### Problem
Spot each line that carries the word "this"; copy those lines.

### Materials provided
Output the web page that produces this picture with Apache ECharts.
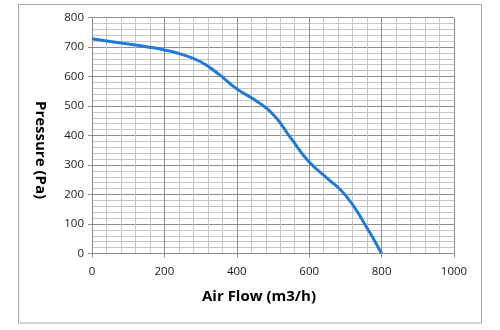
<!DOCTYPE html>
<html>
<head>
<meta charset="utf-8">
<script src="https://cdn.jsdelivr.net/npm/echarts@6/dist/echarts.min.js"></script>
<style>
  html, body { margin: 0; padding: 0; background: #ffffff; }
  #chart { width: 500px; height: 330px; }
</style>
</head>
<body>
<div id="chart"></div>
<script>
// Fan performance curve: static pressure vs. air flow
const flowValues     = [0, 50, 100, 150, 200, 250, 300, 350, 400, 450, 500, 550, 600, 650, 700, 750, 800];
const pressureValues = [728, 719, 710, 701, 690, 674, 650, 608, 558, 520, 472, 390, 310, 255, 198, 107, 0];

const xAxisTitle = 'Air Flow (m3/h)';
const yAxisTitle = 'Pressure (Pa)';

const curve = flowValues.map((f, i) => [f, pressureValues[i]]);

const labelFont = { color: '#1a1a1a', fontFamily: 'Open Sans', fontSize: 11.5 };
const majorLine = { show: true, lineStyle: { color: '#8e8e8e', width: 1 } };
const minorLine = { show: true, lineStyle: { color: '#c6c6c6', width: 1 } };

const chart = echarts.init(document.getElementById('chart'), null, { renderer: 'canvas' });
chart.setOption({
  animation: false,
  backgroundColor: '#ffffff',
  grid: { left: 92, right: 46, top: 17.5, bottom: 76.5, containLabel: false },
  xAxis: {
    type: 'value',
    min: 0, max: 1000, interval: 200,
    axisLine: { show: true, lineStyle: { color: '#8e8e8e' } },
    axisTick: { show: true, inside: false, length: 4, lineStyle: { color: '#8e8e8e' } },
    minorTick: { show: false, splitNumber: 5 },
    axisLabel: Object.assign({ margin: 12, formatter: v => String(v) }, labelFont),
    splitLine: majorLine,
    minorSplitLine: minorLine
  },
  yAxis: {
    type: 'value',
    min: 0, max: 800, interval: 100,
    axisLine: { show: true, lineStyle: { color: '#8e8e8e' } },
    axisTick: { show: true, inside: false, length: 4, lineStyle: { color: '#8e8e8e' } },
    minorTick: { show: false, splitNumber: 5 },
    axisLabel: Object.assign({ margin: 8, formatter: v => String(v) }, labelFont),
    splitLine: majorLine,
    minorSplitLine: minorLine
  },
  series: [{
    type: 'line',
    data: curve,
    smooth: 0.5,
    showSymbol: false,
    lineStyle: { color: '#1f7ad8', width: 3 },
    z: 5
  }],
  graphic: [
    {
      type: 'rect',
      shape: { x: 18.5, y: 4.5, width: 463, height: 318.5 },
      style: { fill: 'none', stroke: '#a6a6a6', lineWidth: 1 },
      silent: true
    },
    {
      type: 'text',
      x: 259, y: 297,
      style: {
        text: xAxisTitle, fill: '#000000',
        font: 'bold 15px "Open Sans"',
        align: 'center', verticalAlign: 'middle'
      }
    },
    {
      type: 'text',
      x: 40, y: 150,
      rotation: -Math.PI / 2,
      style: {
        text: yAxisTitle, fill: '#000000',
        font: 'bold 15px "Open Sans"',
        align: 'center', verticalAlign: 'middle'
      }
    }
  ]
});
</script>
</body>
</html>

...

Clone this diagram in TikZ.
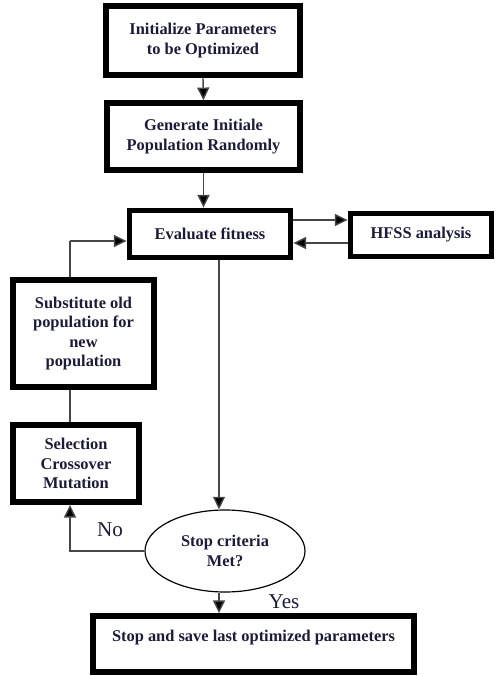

...

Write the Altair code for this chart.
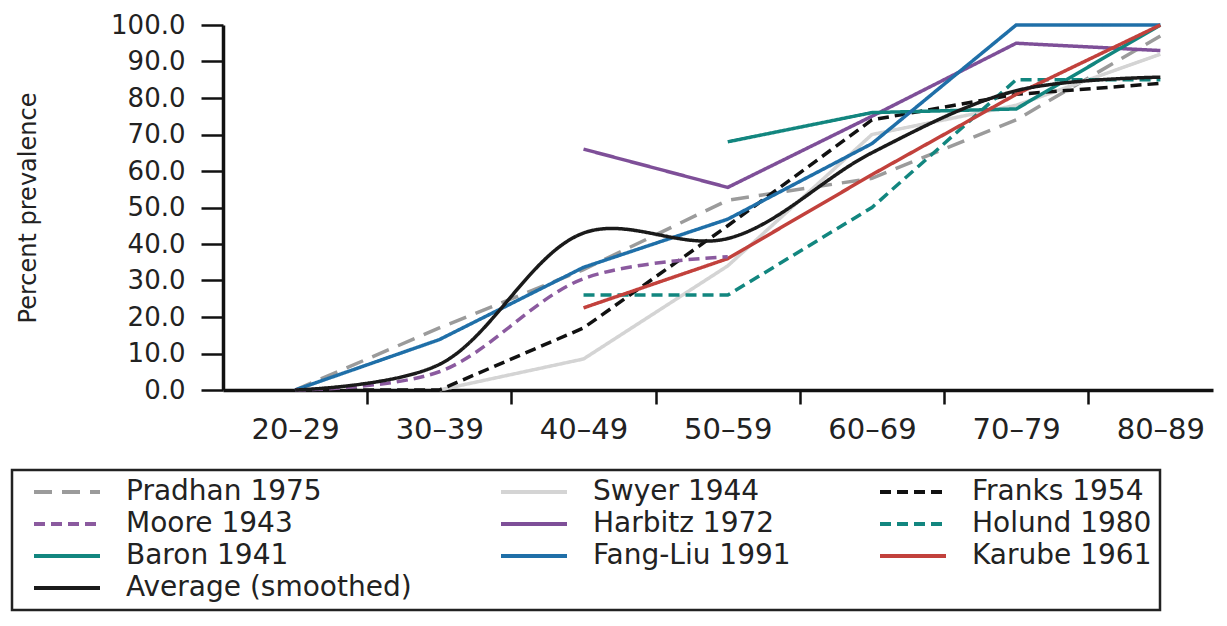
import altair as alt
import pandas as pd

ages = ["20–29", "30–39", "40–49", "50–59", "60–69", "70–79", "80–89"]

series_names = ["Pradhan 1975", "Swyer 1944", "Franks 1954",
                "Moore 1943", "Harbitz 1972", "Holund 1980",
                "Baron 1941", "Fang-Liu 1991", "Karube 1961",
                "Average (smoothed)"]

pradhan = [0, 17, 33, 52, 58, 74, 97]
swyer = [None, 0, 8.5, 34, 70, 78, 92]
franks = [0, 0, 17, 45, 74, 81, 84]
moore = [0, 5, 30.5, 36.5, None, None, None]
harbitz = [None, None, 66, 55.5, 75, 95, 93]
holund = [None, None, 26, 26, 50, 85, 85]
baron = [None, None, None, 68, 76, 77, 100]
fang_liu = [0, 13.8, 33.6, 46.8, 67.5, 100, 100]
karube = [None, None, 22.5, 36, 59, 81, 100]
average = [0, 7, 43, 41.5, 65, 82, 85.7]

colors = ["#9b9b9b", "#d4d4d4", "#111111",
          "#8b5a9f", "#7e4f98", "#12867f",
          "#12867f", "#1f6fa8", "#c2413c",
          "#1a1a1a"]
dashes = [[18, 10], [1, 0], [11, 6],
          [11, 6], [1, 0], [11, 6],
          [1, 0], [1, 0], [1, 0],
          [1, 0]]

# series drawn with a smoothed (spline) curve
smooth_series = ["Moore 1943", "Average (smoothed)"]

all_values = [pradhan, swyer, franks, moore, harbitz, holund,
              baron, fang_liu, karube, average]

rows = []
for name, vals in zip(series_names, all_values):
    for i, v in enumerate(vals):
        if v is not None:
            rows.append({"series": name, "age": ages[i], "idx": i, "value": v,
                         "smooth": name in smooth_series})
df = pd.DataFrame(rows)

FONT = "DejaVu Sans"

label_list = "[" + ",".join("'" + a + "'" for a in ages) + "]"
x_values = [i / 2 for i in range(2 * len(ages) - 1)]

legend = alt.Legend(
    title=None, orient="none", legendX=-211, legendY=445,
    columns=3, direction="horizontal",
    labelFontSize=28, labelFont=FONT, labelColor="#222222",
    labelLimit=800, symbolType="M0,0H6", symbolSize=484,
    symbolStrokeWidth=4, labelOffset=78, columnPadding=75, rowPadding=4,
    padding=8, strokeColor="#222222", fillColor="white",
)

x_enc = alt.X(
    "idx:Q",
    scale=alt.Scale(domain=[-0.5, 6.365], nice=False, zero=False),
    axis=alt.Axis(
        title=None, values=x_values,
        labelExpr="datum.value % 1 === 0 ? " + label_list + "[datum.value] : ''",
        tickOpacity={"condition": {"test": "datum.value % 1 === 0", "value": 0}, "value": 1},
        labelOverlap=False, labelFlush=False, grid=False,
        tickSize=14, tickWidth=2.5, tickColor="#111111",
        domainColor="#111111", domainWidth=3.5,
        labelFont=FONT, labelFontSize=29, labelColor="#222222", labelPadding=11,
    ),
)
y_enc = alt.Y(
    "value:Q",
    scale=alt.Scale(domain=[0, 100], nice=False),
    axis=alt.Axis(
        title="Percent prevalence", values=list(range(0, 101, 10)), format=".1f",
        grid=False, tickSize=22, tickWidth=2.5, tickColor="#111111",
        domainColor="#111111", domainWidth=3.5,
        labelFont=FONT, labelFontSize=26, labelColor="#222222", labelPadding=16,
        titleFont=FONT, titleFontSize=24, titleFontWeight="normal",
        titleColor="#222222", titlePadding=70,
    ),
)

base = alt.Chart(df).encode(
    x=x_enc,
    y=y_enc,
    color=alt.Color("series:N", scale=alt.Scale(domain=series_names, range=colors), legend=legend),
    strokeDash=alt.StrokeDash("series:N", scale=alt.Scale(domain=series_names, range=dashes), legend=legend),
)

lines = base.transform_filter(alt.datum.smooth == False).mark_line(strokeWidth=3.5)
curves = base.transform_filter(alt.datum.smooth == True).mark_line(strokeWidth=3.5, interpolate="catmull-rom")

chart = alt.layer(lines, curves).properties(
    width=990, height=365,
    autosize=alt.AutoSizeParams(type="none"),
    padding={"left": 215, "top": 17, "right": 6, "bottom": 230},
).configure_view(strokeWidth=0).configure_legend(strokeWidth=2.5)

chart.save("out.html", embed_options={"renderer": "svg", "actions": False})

### Full solution
Output the web page that produces this picture with Apache ECharts.
Clone this diagram in TikZ.
Write the Altair code for this chart.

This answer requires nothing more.